Un documento di 273 pagine (che segue ad altre due relazioni già licenziate nel 2015 e nel 2016) nato dal lavoro dei parlamentari e di consulenti di vaglia come il giudice Guido Salvini. Per redigerlo, sono stati acquisiti 2.250 documenti, per un totale di 700mila pagine: «La nostra idea è di desecretare tutto – anticipa Fioroni – . Non potranno essere pubblici solo i documenti che sono al centro di indagini presso la Procura e quelli segreti, provenienti dall’estero, nel rispetto della fonte». Dal testo emerge un j’accuse alle istituzioni che non si adoperarono a sufficienza per proteggere il presidente della Democrazia cristiana, sequestrato e ucciso dalle Br nel 1978. «Una semplice lettura combinata dei documenti programmatici delle Brigate rosse e delle informative che provenivano dal Medio Oriente – si legge a pagina 270, nelle conclusioni – avrebbe consentito di individuare una specifica necessità di tutelare la persona dell’onorevole Moro con le massime misure di sicurezza». Per Federico Fornaro (Mdp), segretario della commissione, «gli apparati dello Stato in 55 giorni non hanno fatto tutto quello che potevano per salvare la vita dell’onorevole Moro: troppi ritardi, molte omissioni e strane lacune investigative ». Il documento parla di «inefficace protezione » non imputabile «solo a carenze degli apparati di polizia», ma anche ad «ambiguità di singoli esponenti della politica, della magistratura e degli apparati».

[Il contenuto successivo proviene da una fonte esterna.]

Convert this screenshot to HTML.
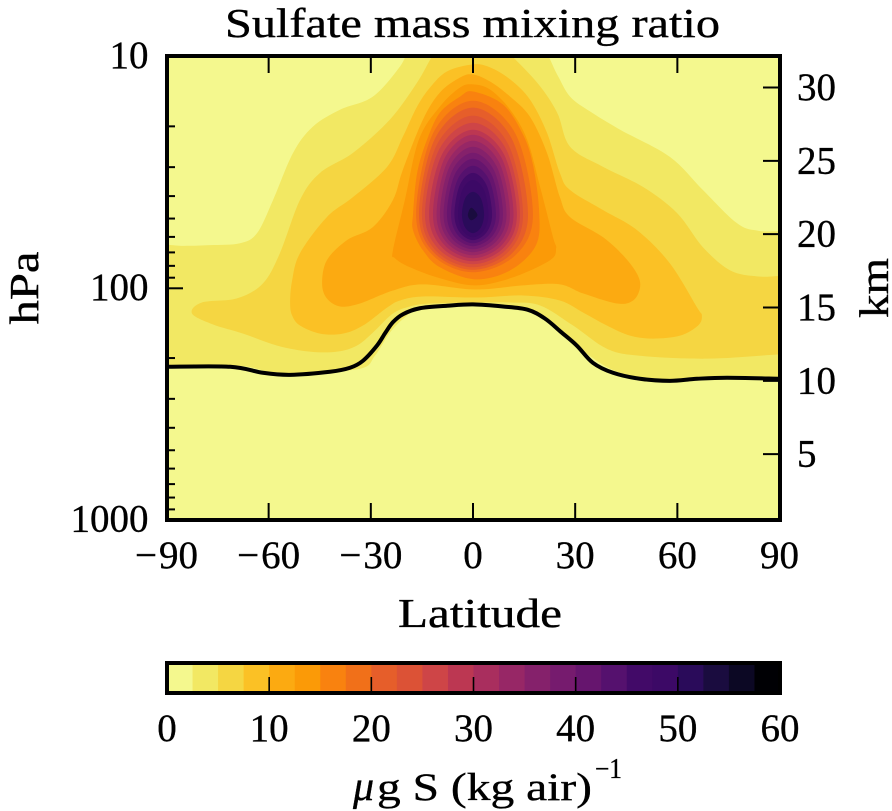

Il Bar Olivetti e il palazzo di Via Massimi. Il documento punta il dito sulle «lacune della ricostruzione » condensata nel memoriale dell’ex brigatista Valerio Morucci e sulla cosiddetta «verità dicibile». Ci sono passaggi relativi al sequestro dello statista e ai 55 giorni di prigionia che potrebbero essere riesaminati «alla luce degli accertamenti sul bar Olivetti», davanti al quale si svolse l’assalto alla scorta «e sulla sua funzione nell’operazione delittuosa». E c’è un palazzo 'misterioso', sul quale non si è mai indagato: «È noto – scrive la commissione – che, sin dall’inizio delle indagini la zona della Balduina fu oggetto di particolare attenzione. Ma non lo stabile di via Massimi 91, come se godesse di una extraterritorialità». L’e- dificio, all’epoca di proprietà dello Ior, era caratterizzato dalla presenza di prelati, società statunitensi, esponenti tedeschi dell’autonomia, finanzieri libici. Ma soprattutto, vi abitavano due persone che hanno «riconosciuto di aver ospitato per diverse settimane, nell’autunno 1978, Prospero Gallinari», esponente delle Br, «in un’abitazione sita nel complesso». Il palazzo disponeva di un «doppio ingresso» su via Massimi e, attraverso il garage, su via della Balduina. E la commissione ritiene «probabile che la palazzina in questione abbia avuto un ruolo, quantomeno in relazione allo scambio delle auto» usate per spostare Moro. Eppure «mai, dal 1978 ad oggi, era stato svolto un serio lavoro accertativo sui condomini di Via Massimi nr. 91».

Casimirri e l’ipotesi depistaggio. La commissione ha scoperto un «cartellino fotosegnaletico » del 4 maggio 1982 intestato ad Alessio Casimirri, ex brigatista da anni latitante in Nicaragua. «A quella data era già stato colpito da più mandati di cattura, pertanto avrebbe dovuto seguire un immediato arresto», denuncia la relazione, che ipotizza: o si verificò un «fatto abnorme», cioè un arresto di Casimirri e un suo successivo rilascio, oppure il cartellino è un falso. In entrambi i casi, ragiona Fioroni, ci sono «profili di un possibile depistaggio che la commissione intende sottoporre con un esposto all’attenzione della magistratura».